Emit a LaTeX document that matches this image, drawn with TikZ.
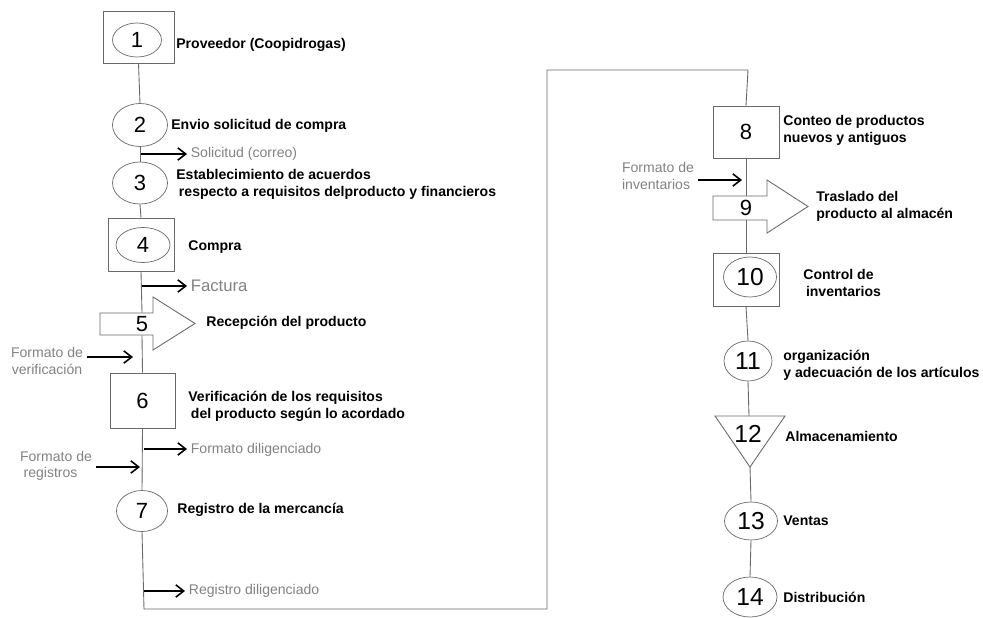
\documentclass[tikz,border=0pt]{standalone}
\usepackage{fontspec}
\setmainfont{Liberation Sans}
\usepackage{tikz}
\usetikzlibrary{arrows.meta, positioning, shapes.geometric, calc}
\usepackage{xcolor}
\definecolor{LabelGray}{RGB}{130,130,130}
\definecolor{LineGray}{RGB}{105,105,105}
\tikzset{
  sqbox/.style={rectangle, draw=LineGray, fill=white,
                minimum width=1.32cm, minimum height=1.04cm, inner sep=0pt,
                font=\fontsize{12.5}{14}\selectfont},
  opnode/.style={ellipse, draw=LineGray, fill=white,
                 minimum width=1.06cm, minimum height=0.8cm, inner sep=0pt,
                 font=\fontsize{12.5}{14}\selectfont},
  bignum/.style={font=\fontsize{14}{16}\selectfont},
  num/.style={inner sep=0pt, minimum width=0.4cm, font=\fontsize{12.5}{14}\selectfont},
  shapeline/.style={draw=LineGray, fill=white, line width=0.5pt},
  desc/.style={anchor=west, inner sep=0pt, align=left,
               font=\fontsize{8}{9.6}\selectfont\bfseries},
  doc/.style={anchor=west, inner sep=2pt, align=left, text=LabelGray,
              font=\fontsize{8}{9.2}\selectfont},
  arr/.style={-{Straight Barb[length=4.5pt, width=7pt]}, line width=0.9pt, color=black},
  flow/.style={draw=LineGray, line width=0.5pt},
}
\begin{document}
\begin{tikzpicture}[x=0.02cm, y=-0.02cm]
      \useasboundingbox (0,0) rectangle (983,618);

      \node[sqbox, minimum width=1.42cm] (b1) at (138.5,37) {};
      \node[opnode, minimum width=0.98cm, minimum height=0.68cm] (n1) at (137,40) {1};
      \node[desc] (t1) at (176,45) {Proveedor (Coopidrogas)};

      \node[opnode, minimum width=1.1cm, minimum height=0.86cm] (n2) at (140,125) {2};
      \node[desc] (t2) at (171,126) {Envio solicitud de compra};

      \node[opnode, minimum width=1.1cm, minimum height=0.84cm] (n3) at (140,183) {3};
      \node[desc] (t3) at (176,184)
            {Establecimiento de acuerdos\\\hspace*{1.5pt}respecto a requisitos delproducto y financieros};

      \node[sqbox, minimum height=1.06cm] (b4) at (141,244.5) {};
      \node[opnode, minimum width=1.08cm, minimum height=0.7cm] (n4) at (143,245) {4};
      \node[desc] (t4) at (188,247) {Compra};

      \draw[shapeline] (100,313) -- (153,313) -- (153,297) -- (195,323.5)
            -- (153,350) -- (153,335) -- (100,335) -- cycle;
      \node[num, minimum height=0.44cm] (n5) at (142,324) {5};
      \node[desc] (t5) at (206,323) {Recepción del producto};

      \node[sqbox, minimum width=1.3cm, minimum height=1.1cm] (n6) at (142.5,400.5) {6};
      \node[desc] (t6) at (188,406)
            {Verificación de los requisitos\\\hspace*{1.5pt}del producto según lo acordado};

      \node[opnode, minimum width=1.02cm, minimum height=0.82cm] (n7) at (142,511) {7};
      \node[desc] (t7) at (177,510) {Registro de la mercancía};

      \coordinate (c1) at (144,609);
      \coordinate (c2) at (547,609);
      \coordinate (c3) at (547,70);
      \coordinate (c4) at (748,70);

      \node[sqbox] (n8) at (746,132) {8};
      \node[desc] (t8) at (783,130) {Conteo de productos\\nuevos y antiguos};

      \draw[shapeline] (713,196) -- (767,196) -- (767,180) -- (808,206.5)
            -- (767,233) -- (767,220) -- (713,220) -- cycle;
      \node[num, minimum height=0.48cm] (n9) at (746,208) {9};
      \node[desc] (t9) at (816,206) {Traslado del\\producto al almacén};

      \node[sqbox, minimum height=1.06cm] (b10) at (746,279.5) {};
      \node[opnode, bignum] (n10) at (750,277) {10};
      \node[desc] (t10) at (803,283) {Control de\\\hspace*{1.5pt}inventarios};

      \node[opnode, bignum, minimum width=0.96cm] (n11) at (748,361) {11};
      \node[desc] (t11) at (783,365) {organización\\y adecuación de los artículos};

      \coordinate (tri1) at (715,416);
      \coordinate (tri2) at (785,416);
      \coordinate (tritip) at (750,467);
      \coordinate (tritop) at (749,416);
      \draw[shapeline] (tri1) -- (tri2) -- (tritip) -- cycle;
      \node[num, bignum] (n12) at (748,434) {12};
      \node[desc] (t12) at (785,436) {Almacenamiento};

      \node[opnode, bignum, minimum height=0.76cm] (n13) at (751,521) {13};
      \node[desc] (t13) at (783,521) {Ventas};

      \node[opnode, bignum, minimum width=1.08cm] (n14) at (750,597) {14};
      \node[desc] (t14) at (783,597) {Distribución};

      \draw[flow] (b1.south) -- (n2.north);
      \draw[flow] (n2.south) -- (n3.north);
      \draw[flow] (n3.south) -- (b4.north);
      \draw[flow] (b4.south) -- (n5.north);
      \draw[flow] (n5.south) -- (n6.north);
      \draw[flow] (n6.south) -- (n7.north);
      \draw[flow] (n7.south) -- (c1) -- (c2) -- (c3) -- (c4) -- (n8.north);
      \draw[flow] (n8.south) -- (n9.north);
      \draw[flow] (n9.south) -- (b10.north);
      \draw[flow] (b10.south) -- (n11.north);
      \draw[flow] (n11.south) -- (tritop);
      \draw[flow] (tritip) -- (n13.north);
      \draw[flow] (n13.south) -- (n14.north);

      \coordinate (s1) at (141,154);
      \node[doc] (d1) at (187,154) {Solicitud (correo)};
      \draw[arr] (s1) -- (d1.west);

      \coordinate (s2) at (142,286);
      \node[doc, font=\fontsize{9.5}{11}\selectfont] (d2) at (187,286) {Factura};
      \draw[arr] (s2) -- (d2.west);

      \coordinate (s3) at (144,449);
      \node[doc] (d3) at (187,450) {Formato diligenciado};
      \draw[arr] (s3) -- (d3.west |- s3);

      \coordinate (s4) at (144,591);
      \node[doc] (d4) at (185,591) {Registro diligenciado};
      \draw[arr] (s4) -- (d4.west);

      \node[doc, anchor=center, align=center] (i1) at (47,361) {Formato de\\verificación};
      \coordinate (e1) at (133,357);
      \draw[arr] (i1.east |- e1) -- (e1);

      \node[doc, anchor=center] (i2) at (56,466) {Formato de\\\hspace*{2pt}registros};
      \coordinate (e2) at (140,467);
      \draw[arr] (i2.east |- e2) -- (e2);

      \node[doc, anchor=center] (i3) at (658,176) {Formato de\\inventarios};
      \coordinate (e3) at (742,180);
      \draw[arr] (i3.east |- e3) -- (e3);
\end{tikzpicture}
\end{document}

+ + + + +

EXERCISE REQUIREMENTS | Begin at the top of the material above and output each line exactly, stopping after the line that holds "a requisitos delproducto". Leave out pictures.

TASK ANSWER |
Emit a LaTeX document that matches this image, drawn with TikZ.
\documentclass[tikz,border=0pt]{standalone}
\usepackage{fontspec}
\setmainfont{Liberation Sans}
\usepackage{tikz}
\usetikzlibrary{arrows.meta, positioning, shapes.geometric, calc}
\usepackage{xcolor}
\definecolor{LabelGray}{RGB}{130,130,130}
\definecolor{LineGray}{RGB}{105,105,105}
\tikzset{
  sqbox/.style={rectangle, draw=LineGray, fill=white,
                minimum width=1.32cm, minimum height=1.04cm, inner sep=0pt,
                font=\fontsize{12.5}{14}\selectfont},
  opnode/.style={ellipse, draw=LineGray, fill=white,
                 minimum width=1.06cm, minimum height=0.8cm, inner sep=0pt,
                 font=\fontsize{12.5}{14}\selectfont},
  bignum/.style={font=\fontsize{14}{16}\selectfont},
  num/.style={inner sep=0pt, minimum width=0.4cm, font=\fontsize{12.5}{14}\selectfont},
  shapeline/.style={draw=LineGray, fill=white, line width=0.5pt},
  desc/.style={anchor=west, inner sep=0pt, align=left,
               font=\fontsize{8}{9.6}\selectfont\bfseries},
  doc/.style={anchor=west, inner sep=2pt, align=left, text=LabelGray,
              font=\fontsize{8}{9.2}\selectfont},
  arr/.style={-{Straight Barb[length=4.5pt, width=7pt]}, line width=0.9pt, color=black},
  flow/.style={draw=LineGray, line width=0.5pt},
}
\begin{document}
\begin{tikzpicture}[x=0.02cm, y=-0.02cm]
      \useasboundingbox (0,0) rectangle (983,618);

      \node[sqbox, minimum width=1.42cm] (b1) at (138.5,37) {};
      \node[opnode, minimum width=0.98cm, minimum height=0.68cm] (n1) at (137,40) {1};
      \node[desc] (t1) at (176,45) {Proveedor (Coopidrogas)};

      \node[opnode, minimum width=1.1cm, minimum height=0.86cm] (n2) at (140,125) {2};
      \node[desc] (t2) at (171,126) {Envio solicitud de compra};

      \node[opnode, minimum width=1.1cm, minimum height=0.84cm] (n3) at (140,183) {3};
      \node[desc] (t3) at (176,184)
            {Establecimiento de acuerdos\\\hspace*{1.5pt}respecto a requisitos delproducto y financieros};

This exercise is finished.